Let C = H ∩ R. If a fraction in R/T and another fraction in H/T represent the same class, establish a common denominator d, and the first numerator is still in R, and the second is still in H. To equate these fractions, write d(a-b) = 0. Since 0 is in H, a prime ideal, and since d is not in H, a = b. The numerator is in both R and H, hence in C. Conversely, every fraction in C/T is in H/T and R/T. Therefore C/T = H/T ∩ R/T.

Since H/T is prime, C/T is prime. And since H/T is maximal, C/T is maximal. However, G/T is the largest ideal in R/T. This because RG is a local ring. The saturation of C has to be G. Since H is saturated, and contains C, H contains the saturation of C, which is G. Thus H contains G in R, and since H misses T, nothing more than G. H is a prime ideal lying over G.

Remember that H is maximal iff G is maximal. There are primes over primes, and maximals over maximals.

Intersection with R implements a map from prime ideals in S onto prime ideals in R. For a fixed element x in R, a prime G in R misses x iff its preimage H in S misses x.
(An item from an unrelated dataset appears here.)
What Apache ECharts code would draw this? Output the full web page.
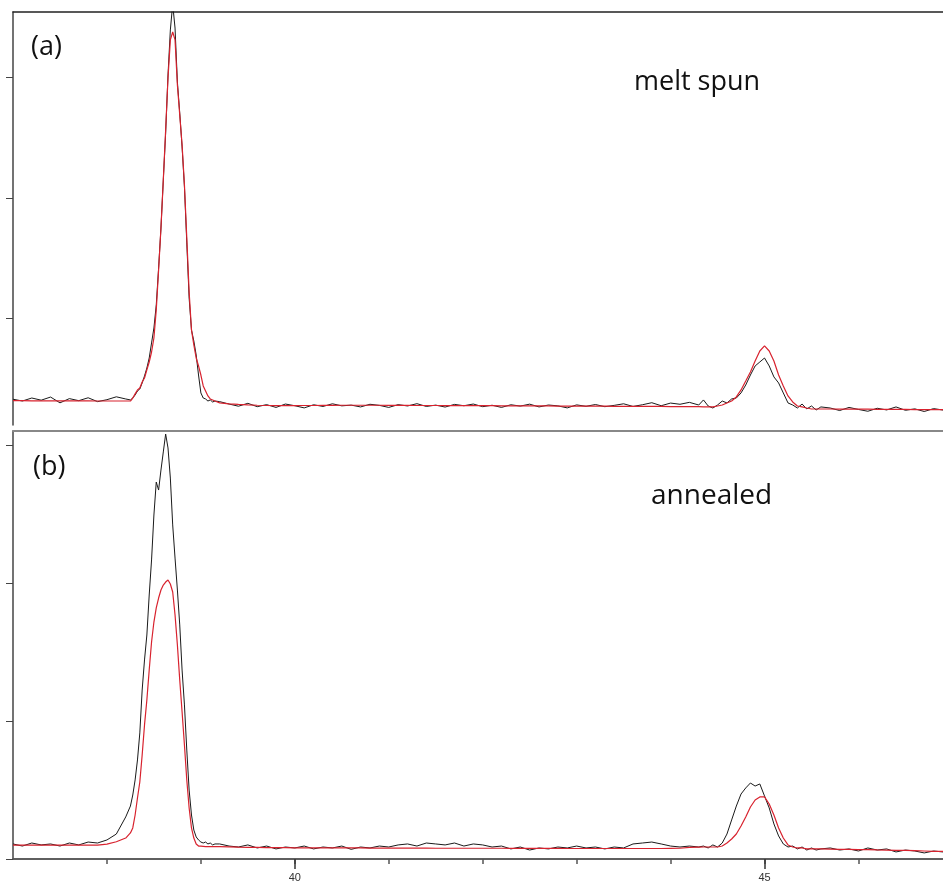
<!DOCTYPE html>
<html>
<head>
<meta charset="utf-8">
<script src="https://cdn.jsdelivr.net/npm/echarts@6/dist/echarts.min.js"></script>
<style>
  html, body { margin: 0; padding: 0; background: #fff; }
  #chart { width: 943px; height: 886px; }
</style>
</head>
<body>
<div id="chart"></div>
<script>
// 2theta positions (deg), finer steps around the peaks
var twoTheta = [
  37.0, 37.1, 37.2, 37.3, 37.4, 37.5, 37.6, 37.7, 37.8, 37.9, 38.0, 38.1, 38.2,
  38.25, 38.275, 38.3, 38.325, 38.35, 38.375, 38.4, 38.425, 38.45, 38.475,
  38.5, 38.525, 38.55, 38.575, 38.6, 38.625, 38.65, 38.675, 38.7, 38.725,
  38.75, 38.775, 38.8, 38.825, 38.85, 38.875, 38.9, 38.925, 38.95, 38.975,
  39.0, 39.025, 39.05, 39.075, 39.1, 39.125, 39.15,
  39.2, 39.3, 39.4, 39.5, 39.6, 39.7, 39.8, 39.9, 40.0, 40.1,
  40.2, 40.3, 40.4, 40.5, 40.6, 40.7, 40.8, 40.9, 41.0, 41.1,
  41.2, 41.3, 41.4, 41.5, 41.6, 41.7, 41.8, 41.9, 42.0, 42.1,
  42.2, 42.3, 42.4, 42.5, 42.6, 42.7, 42.8, 42.9, 43.0, 43.1,
  43.2, 43.3, 43.4, 43.5, 43.6, 43.7, 43.8, 43.9, 44.0, 44.1,
  44.2, 44.3,
  44.35, 44.4, 44.45, 44.5, 44.55, 44.6, 44.65, 44.7, 44.75, 44.8,
  44.85, 44.9, 44.95, 45.0, 45.05, 45.1, 45.15, 45.2, 45.25, 45.3,
  45.35, 45.4, 45.45, 45.5, 45.55, 45.6,
  45.7, 45.8, 45.9, 46.0, 46.1, 46.2, 46.3, 46.4, 46.5, 46.6, 46.7, 46.8, 46.9
];

// (a) melt spun - measured
var meltSpunObs = [
  330, 315, 340, 322, 348, 300, 335, 318, 342, 310, 326, 350, 332,
  324, 340, 365, 398, 415, 465, 523, 589, 672, 797,
  921, 1112, 1419, 1751, 2150, 2540, 3021, 3395, 3610, 3411,
  2963, 2706, 2424, 2092, 1627, 1170, 904, 813, 697, 531,
  382, 340, 332, 315, 324, 307, 315,
  310, 290, 272, 296, 268, 285, 262, 290, 276, 258,
  284, 270, 292, 275, 281, 266, 288, 279, 262, 285,
  274, 293, 270, 281, 265, 287, 276, 290, 268, 280,
  262, 284, 273, 289, 266, 282, 275, 258, 283, 271,
  286, 268, 279, 292, 270, 284, 301, 276, 298, 288,
  304, 282,
  324, 274, 257, 282, 315, 299, 332, 340, 382, 448,
  531, 606, 639, 672, 606, 515, 465, 382, 299, 282,
  257, 290, 249, 274, 241, 266,
  257, 236, 262, 245, 230, 255, 241, 266, 238, 250, 228, 252, 240
];
// (a) melt spun - calculated
var meltSpunCalc = [
  318, 318, 317, 317, 317, 316, 316, 316, 316, 315, 315, 315, 315,
  315, 340, 374, 407, 423, 473, 506, 573, 639, 722,
  838, 1071, 1403, 1751, 2150, 2565, 2996, 3312, 3378, 3312,
  2938, 2689, 2440, 2108, 1668, 1220, 905, 780, 672, 606,
  531, 440, 398, 357, 332, 324, 315,
  300, 292, 287, 283, 280, 278, 277, 277, 277, 278,
  278, 279, 279, 280, 280, 280, 280, 280, 279, 279,
  279, 278, 278, 278, 277, 277, 277, 276, 276, 276,
  275, 275, 275, 274, 274, 274, 273, 273, 273, 272,
  272, 272, 271, 271, 271, 270, 270, 270, 269, 269,
  268, 268,
  266, 266, 266, 274, 282, 299, 315, 349, 407, 481,
  556, 647, 730, 772, 730, 647, 531, 440, 357, 307,
  274, 266, 257, 249, 249, 249,
  249, 248, 248, 247, 247, 246, 246, 245, 245, 244, 244, 243, 243
];

// (b) annealed - measured
var annealedObs = [
  109, 94, 116, 102, 109, 94, 116, 102, 123, 116, 138, 181, 305,
  384, 464, 573, 718, 914, 1225, 1443, 1624, 1914, 2168,
  2494, 2733, 2675, 2820, 2951, 3081, 2980, 2762, 2422, 2182,
  1950, 1697, 1370, 1117, 790, 500, 319, 210, 160, 138,
  123, 116, 123, 109, 116, 102, 109,
  109, 94, 87, 102, 80, 94, 73, 87, 80, 94,
  73, 87, 80, 94, 70, 87, 80, 94, 87, 102,
  109, 94, 116, 109, 102, 116, 94, 109, 102, 87,
  94, 73, 87, 65, 80, 73, 87, 80, 94, 80,
  87, 73, 87, 80, 109, 116, 123, 109, 94, 87,
  94, 87,
  94, 80, 102, 87, 116, 181, 283, 384, 471, 515,
  551, 529, 544, 457, 370, 254, 167, 109, 87, 94,
  73, 87, 65, 80, 65, 73,
  80, 65, 73, 58, 80, 65, 73, 51, 65, 58, 44, 58, 51
];
// (b) annealed - calculated
var annealedCalc = [
  101, 101, 101, 101, 101, 101, 101, 101, 101, 101, 108, 125, 152,
  189, 225, 319, 442, 558, 754, 972, 1153, 1370, 1573,
  1718, 1820, 1892, 1950, 1986, 2008, 2023, 1994, 1936, 1769,
  1552, 1298, 1066, 827, 573, 370, 225, 152, 109, 94,
  94, 92, 90, 90, 90, 90, 90,
  90, 88, 86, 85, 84, 83, 82, 82, 81, 81,
  80, 80, 80, 80, 80, 80, 79, 79, 79, 79,
  79, 79, 79, 78, 78, 78, 78, 78, 78, 78,
  78, 77, 77, 77, 77, 77, 77, 76, 76, 76,
  76, 76, 76, 76, 76, 76, 76, 76, 77, 78,
  84, 86,
  87, 87, 87, 87, 94, 116, 145, 181, 239, 305,
  377, 428, 450, 450, 399, 319, 225, 152, 102, 87,
  80, 80, 73, 73, 73, 73,
  72, 70, 70, 68, 68, 66, 65, 63, 62, 60, 58, 56, 55
];

var xTicks = [38, 39, 40, 41, 42, 43, 44, 45, 46];
var xLabels = [40, 45];
var yTicksA = [1000, 2000, 3000];
var yTicksB = [0, 1000, 2000, 3000];

function pairs(ys) {
    return twoTheta.map(function (x, i) { return [x, ys[i]]; });
}

var chart = echarts.init(document.getElementById("chart"));
var xMin = 37, xMax = 46.9;
var obsColor = "#1a1a1a", calcColor = "#d8222e";

chart.setOption({
    animation: false,
    grid: [
        { left: 13, right: 0, top: 12, height: 413 },
        { left: 13, right: 0, top: 431, height: 428 }
    ],
    xAxis: [
        { // top border of (a)
            gridIndex: 0, type: "value", min: xMin, max: xMax, position: "top",
            axisLine: { onZero: false, lineStyle: { color: "#222", width: 1.5 } },
            axisTick: { show: false }, axisLabel: { show: false }, splitLine: { show: false }
        },
        { // top border of (b)
            gridIndex: 1, type: "value", min: xMin, max: xMax, position: "top",
            axisLine: { onZero: false, lineStyle: { color: "#888", width: 2 } },
            axisTick: { show: false }, axisLabel: { show: false }, splitLine: { show: false }
        },
        { // minor ticks
            gridIndex: 1, type: "value", min: xMin, max: xMax, position: "bottom",
            axisLine: { onZero: false, lineStyle: { color: "#555", width: 1.5 } },
            axisTick: { customValues: xTicks, length: 5, lineStyle: { color: "#555", width: 1.5 } },
            axisLabel: { show: false }, splitLine: { show: false }
        },
        { // labelled ticks
            gridIndex: 1, type: "value", min: xMin, max: xMax, position: "bottom",
            axisLine: { onZero: false, lineStyle: { color: "#555", width: 1.5 } },
            axisTick: { customValues: xLabels, length: 10, lineStyle: { color: "#333", width: 1.5 } },
            axisLabel: {
                customValues: xLabels, margin: 13, color: "#333",
                fontSize: 11, fontFamily: "Liberation Sans Narrow, Liberation Sans, sans-serif"
            },
            splitLine: { show: false }
        }
    ],
    yAxis: [
        {
            gridIndex: 0, type: "value", min: 116, max: 3544,
            axisLine: { show: true, onZero: false, lineStyle: { color: "#444", width: 1.5 } },
            axisTick: { show: true, customValues: yTicksA, length: 7, lineStyle: { color: "#444" } },
            axisLabel: { show: false }, splitLine: { show: false }
        },
        {
            gridIndex: 1, type: "value", min: 0, max: 3103,
            axisLine: { show: true, onZero: false, lineStyle: { color: "#444", width: 1.5 } },
            axisTick: { show: true, customValues: yTicksB, length: 7, lineStyle: { color: "#444" } },
            axisLabel: { show: false }, splitLine: { show: false }
        }
    ],
    series: [
        {
            name: "melt spun obs", type: "line", xAxisIndex: 0, yAxisIndex: 0,
            data: pairs(meltSpunObs), showSymbol: false, clip: true,
            lineStyle: { color: obsColor, width: 1 }
        },
        {
            name: "melt spun calc", type: "line", xAxisIndex: 0, yAxisIndex: 0,
            data: pairs(meltSpunCalc), showSymbol: false, clip: true,
            lineStyle: { color: calcColor, width: 1.2 }
        },
        {
            name: "annealed obs", type: "line", xAxisIndex: 2, yAxisIndex: 1,
            data: pairs(annealedObs), showSymbol: false, clip: true,
            lineStyle: { color: obsColor, width: 1 }
        },
        {
            name: "annealed calc", type: "line", xAxisIndex: 2, yAxisIndex: 1,
            data: pairs(annealedCalc), showSymbol: false, clip: true,
            lineStyle: { color: calcColor, width: 1.2 }
        }
    ],
    graphic: [
        { type: "text", left: 31, top: 34, style: { text: "(a)", fill: "#111", font: "27px 'Open Sans', sans-serif" } },
        { type: "text", left: 33, top: 454, style: { text: "(b)", fill: "#111", font: "27px 'Open Sans', sans-serif" } },
        { type: "text", left: 634, top: 69, style: { text: "melt spun", fill: "#111", font: "27px 'Open Sans', sans-serif" } },
        { type: "text", left: 651, top: 482, style: { text: "annealed", fill: "#111", font: "28px 'Open Sans', sans-serif" } }
    ]
});
window.addEventListener("resize", function () {
    chart.resize();
});
</script>
</body>
</html>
Base open sets pull back to base open sets, and contraction to R implements a continuous function from spec S onto spec R.

The preimage of G is called the fiber of G, sometimes spelled fibre. This is simply the set of prime ideals in S that intersect R in G. There is at least one, and there may be more than one. Let R be the integers, and let S be the gaussian integers, i.e. R adjoin i, where i is the square root of -1. Review the primes of S. 5 is a prime element in R, and generates a prime ideal in R. There are two primes lying over 5, generated by 2+i and 2-i. These are separate prime ideals in the fiber of 5. However, the fiber of 7 is just 7, because 7 is an inert prime.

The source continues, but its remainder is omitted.